- _Task requirements_
Drop the pictures and give back word for word the lines from the line holding "Output the web" to the line holding "height = 567", both included.

-- begin Input records --

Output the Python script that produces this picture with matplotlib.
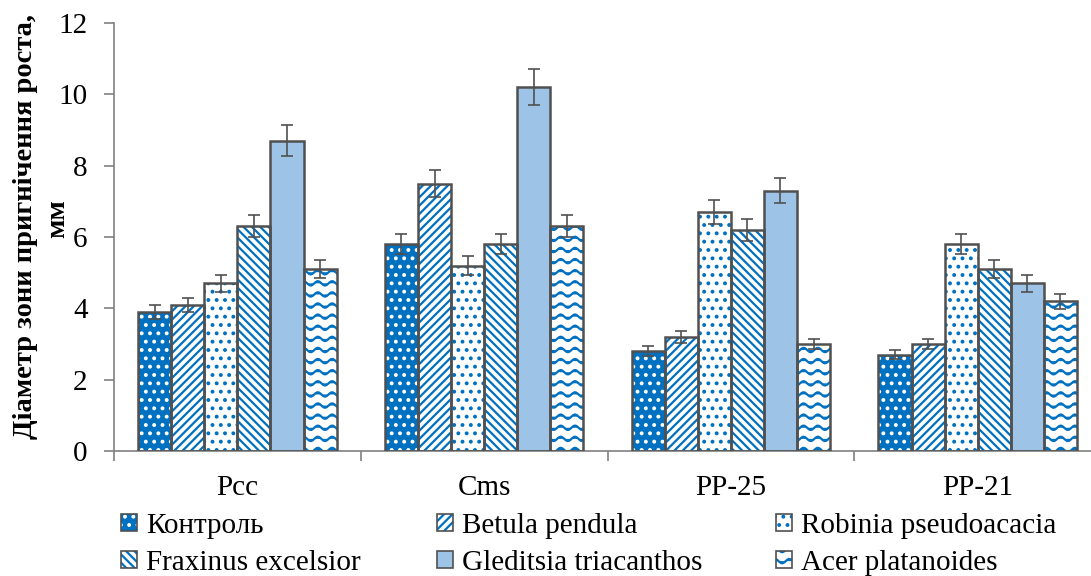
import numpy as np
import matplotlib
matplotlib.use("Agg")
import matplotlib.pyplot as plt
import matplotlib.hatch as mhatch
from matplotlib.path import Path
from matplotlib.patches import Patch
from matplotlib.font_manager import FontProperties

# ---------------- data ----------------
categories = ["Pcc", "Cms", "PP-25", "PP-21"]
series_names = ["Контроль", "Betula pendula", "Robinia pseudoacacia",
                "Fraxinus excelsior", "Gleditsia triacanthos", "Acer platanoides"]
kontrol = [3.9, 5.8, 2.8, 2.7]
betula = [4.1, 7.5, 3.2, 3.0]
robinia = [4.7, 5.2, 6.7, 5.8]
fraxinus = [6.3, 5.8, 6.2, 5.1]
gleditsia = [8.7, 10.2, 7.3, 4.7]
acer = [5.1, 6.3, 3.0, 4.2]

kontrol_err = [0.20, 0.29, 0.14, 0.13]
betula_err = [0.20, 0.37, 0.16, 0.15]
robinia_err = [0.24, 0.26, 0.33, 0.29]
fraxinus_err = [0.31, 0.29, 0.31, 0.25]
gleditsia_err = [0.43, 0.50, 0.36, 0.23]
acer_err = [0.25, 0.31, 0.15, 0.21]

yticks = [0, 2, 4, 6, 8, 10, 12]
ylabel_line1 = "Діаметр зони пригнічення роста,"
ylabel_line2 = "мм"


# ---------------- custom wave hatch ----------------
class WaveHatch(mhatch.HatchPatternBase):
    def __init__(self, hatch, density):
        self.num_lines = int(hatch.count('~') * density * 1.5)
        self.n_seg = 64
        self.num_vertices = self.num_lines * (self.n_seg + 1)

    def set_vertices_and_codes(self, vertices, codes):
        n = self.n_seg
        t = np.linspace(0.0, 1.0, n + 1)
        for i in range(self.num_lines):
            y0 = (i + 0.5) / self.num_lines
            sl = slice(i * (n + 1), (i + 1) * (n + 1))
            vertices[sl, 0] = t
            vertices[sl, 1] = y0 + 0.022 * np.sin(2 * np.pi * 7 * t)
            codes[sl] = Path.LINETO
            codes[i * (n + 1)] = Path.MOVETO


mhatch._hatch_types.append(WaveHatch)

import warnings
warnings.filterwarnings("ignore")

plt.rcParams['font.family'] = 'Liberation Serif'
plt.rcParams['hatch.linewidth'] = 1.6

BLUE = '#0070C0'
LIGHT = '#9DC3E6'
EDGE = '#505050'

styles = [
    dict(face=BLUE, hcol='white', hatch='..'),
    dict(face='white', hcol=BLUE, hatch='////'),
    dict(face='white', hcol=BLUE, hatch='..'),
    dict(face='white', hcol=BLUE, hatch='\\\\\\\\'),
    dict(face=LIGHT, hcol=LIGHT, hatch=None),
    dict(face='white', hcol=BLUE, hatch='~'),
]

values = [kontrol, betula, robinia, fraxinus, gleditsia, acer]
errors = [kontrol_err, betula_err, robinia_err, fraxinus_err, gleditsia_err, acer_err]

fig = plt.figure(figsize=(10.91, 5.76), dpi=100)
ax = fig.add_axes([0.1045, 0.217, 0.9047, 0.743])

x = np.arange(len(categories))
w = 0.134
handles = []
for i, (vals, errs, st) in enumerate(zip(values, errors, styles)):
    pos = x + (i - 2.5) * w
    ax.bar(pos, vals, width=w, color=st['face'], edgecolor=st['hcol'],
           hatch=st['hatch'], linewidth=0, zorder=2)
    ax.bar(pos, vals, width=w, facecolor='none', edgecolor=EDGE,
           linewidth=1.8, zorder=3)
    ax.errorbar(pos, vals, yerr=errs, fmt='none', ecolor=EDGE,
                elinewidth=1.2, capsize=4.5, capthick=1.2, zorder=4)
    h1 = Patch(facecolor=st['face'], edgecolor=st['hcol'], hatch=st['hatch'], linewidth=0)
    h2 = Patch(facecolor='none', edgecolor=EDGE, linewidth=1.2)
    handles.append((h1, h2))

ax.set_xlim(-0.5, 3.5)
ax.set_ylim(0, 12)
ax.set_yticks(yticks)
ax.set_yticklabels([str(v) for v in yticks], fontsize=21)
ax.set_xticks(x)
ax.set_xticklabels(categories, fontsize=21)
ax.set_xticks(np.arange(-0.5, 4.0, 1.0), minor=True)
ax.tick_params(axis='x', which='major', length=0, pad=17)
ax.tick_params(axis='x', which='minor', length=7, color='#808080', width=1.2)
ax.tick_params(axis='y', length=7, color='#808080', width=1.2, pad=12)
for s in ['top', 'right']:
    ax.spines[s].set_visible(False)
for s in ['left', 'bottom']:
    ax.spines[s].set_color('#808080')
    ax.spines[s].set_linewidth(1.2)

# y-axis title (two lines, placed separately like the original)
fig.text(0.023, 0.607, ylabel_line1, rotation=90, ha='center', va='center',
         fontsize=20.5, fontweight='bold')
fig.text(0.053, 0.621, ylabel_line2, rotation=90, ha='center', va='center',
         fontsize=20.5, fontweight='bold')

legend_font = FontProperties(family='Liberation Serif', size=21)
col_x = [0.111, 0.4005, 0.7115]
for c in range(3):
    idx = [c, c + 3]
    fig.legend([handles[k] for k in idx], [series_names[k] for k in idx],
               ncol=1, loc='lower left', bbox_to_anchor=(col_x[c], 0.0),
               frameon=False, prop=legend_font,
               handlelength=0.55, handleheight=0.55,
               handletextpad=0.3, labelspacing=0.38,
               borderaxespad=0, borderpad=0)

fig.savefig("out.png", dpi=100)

-- end Input records --
-- begin Input records --

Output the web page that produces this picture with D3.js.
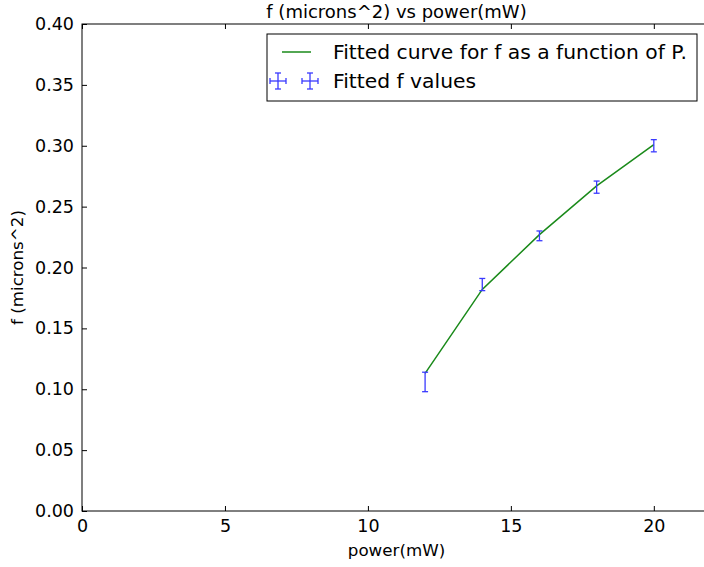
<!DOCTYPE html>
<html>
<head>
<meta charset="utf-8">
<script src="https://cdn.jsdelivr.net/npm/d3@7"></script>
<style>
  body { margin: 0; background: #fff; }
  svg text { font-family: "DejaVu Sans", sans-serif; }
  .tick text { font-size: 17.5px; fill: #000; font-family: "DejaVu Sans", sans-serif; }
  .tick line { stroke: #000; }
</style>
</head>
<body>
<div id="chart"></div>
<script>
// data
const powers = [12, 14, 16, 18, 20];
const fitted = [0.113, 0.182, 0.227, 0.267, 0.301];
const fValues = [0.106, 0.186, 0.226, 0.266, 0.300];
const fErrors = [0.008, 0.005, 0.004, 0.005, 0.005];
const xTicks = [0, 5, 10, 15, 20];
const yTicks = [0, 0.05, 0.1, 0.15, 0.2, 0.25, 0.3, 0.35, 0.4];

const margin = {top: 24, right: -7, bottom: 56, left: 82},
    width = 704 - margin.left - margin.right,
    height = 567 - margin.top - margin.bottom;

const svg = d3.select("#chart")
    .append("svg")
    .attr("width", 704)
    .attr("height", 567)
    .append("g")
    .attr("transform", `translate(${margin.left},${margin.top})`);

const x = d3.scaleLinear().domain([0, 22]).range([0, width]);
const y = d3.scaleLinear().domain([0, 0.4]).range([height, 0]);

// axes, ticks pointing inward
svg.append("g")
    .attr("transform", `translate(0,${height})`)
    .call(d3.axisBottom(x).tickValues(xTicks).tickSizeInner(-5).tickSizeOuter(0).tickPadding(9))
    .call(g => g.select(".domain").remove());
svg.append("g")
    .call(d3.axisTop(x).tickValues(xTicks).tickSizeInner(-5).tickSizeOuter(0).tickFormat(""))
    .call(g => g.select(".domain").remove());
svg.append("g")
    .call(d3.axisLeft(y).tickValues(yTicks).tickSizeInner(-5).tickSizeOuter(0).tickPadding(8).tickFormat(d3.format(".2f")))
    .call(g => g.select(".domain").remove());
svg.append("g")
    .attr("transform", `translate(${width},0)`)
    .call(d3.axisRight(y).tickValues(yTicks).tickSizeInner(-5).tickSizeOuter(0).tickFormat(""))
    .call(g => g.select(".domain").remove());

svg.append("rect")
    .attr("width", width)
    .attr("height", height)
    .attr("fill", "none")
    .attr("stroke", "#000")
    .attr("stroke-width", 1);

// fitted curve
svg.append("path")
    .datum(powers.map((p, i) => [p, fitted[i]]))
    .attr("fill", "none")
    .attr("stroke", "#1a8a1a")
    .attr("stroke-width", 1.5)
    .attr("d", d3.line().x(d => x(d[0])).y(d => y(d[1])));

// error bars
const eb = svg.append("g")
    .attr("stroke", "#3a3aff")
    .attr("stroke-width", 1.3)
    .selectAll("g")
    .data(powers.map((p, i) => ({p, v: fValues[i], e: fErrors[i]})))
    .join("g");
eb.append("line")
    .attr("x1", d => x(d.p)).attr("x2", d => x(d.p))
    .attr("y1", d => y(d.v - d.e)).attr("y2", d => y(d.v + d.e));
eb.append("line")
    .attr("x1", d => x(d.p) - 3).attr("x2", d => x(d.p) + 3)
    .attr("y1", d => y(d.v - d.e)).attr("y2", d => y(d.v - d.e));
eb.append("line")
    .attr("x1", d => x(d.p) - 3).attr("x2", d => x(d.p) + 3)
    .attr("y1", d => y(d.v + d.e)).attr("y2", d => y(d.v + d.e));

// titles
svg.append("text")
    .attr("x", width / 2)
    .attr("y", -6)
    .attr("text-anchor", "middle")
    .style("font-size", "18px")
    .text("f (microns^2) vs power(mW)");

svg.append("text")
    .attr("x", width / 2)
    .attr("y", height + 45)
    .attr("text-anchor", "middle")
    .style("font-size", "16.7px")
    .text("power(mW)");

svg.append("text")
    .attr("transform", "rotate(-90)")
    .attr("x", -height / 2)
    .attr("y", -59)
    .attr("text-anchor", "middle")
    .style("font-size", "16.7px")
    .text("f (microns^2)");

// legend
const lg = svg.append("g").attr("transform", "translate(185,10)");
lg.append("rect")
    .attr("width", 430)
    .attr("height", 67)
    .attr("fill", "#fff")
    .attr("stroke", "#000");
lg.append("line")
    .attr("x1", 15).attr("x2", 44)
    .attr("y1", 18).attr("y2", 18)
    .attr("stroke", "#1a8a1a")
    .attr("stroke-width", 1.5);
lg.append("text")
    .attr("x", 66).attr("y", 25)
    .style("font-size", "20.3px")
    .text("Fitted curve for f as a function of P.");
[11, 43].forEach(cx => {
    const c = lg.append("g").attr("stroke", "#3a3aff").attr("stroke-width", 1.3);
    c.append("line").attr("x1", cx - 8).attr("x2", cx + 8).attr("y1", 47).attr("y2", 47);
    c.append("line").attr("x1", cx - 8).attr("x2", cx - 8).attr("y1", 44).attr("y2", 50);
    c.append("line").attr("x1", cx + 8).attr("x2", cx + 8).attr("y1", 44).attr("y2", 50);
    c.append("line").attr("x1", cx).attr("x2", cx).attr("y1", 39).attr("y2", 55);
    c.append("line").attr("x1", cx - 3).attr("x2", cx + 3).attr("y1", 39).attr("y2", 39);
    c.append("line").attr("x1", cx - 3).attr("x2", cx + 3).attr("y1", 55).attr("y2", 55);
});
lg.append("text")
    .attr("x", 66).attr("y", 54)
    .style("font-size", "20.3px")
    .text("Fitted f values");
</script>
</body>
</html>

-- end Input records --

- _The reply_
Output the web page that produces this picture with D3.js.
<!DOCTYPE html>
<html>
<head>
<meta charset="utf-8">
<script src="https://cdn.jsdelivr.net/npm/d3@7"></script>
<style>
  body { margin: 0; background: #fff; }
  svg text { font-family: "DejaVu Sans", sans-serif; }
  .tick text { font-size: 17.5px; fill: #000; font-family: "DejaVu Sans", sans-serif; }
  .tick line { stroke: #000; }
</style>
</head>
<body>
<div id="chart"></div>
<script>
// data
const powers = [12, 14, 16, 18, 20];
const fitted = [0.113, 0.182, 0.227, 0.267, 0.301];
const fValues = [0.106, 0.186, 0.226, 0.266, 0.300];
const fErrors = [0.008, 0.005, 0.004, 0.005, 0.005];
const xTicks = [0, 5, 10, 15, 20];
const yTicks = [0, 0.05, 0.1, 0.15, 0.2, 0.25, 0.3, 0.35, 0.4];

const margin = {top: 24, right: -7, bottom: 56, left: 82},
    width = 704 - margin.left - margin.right,
    height = 567 - margin.top - margin.bottom;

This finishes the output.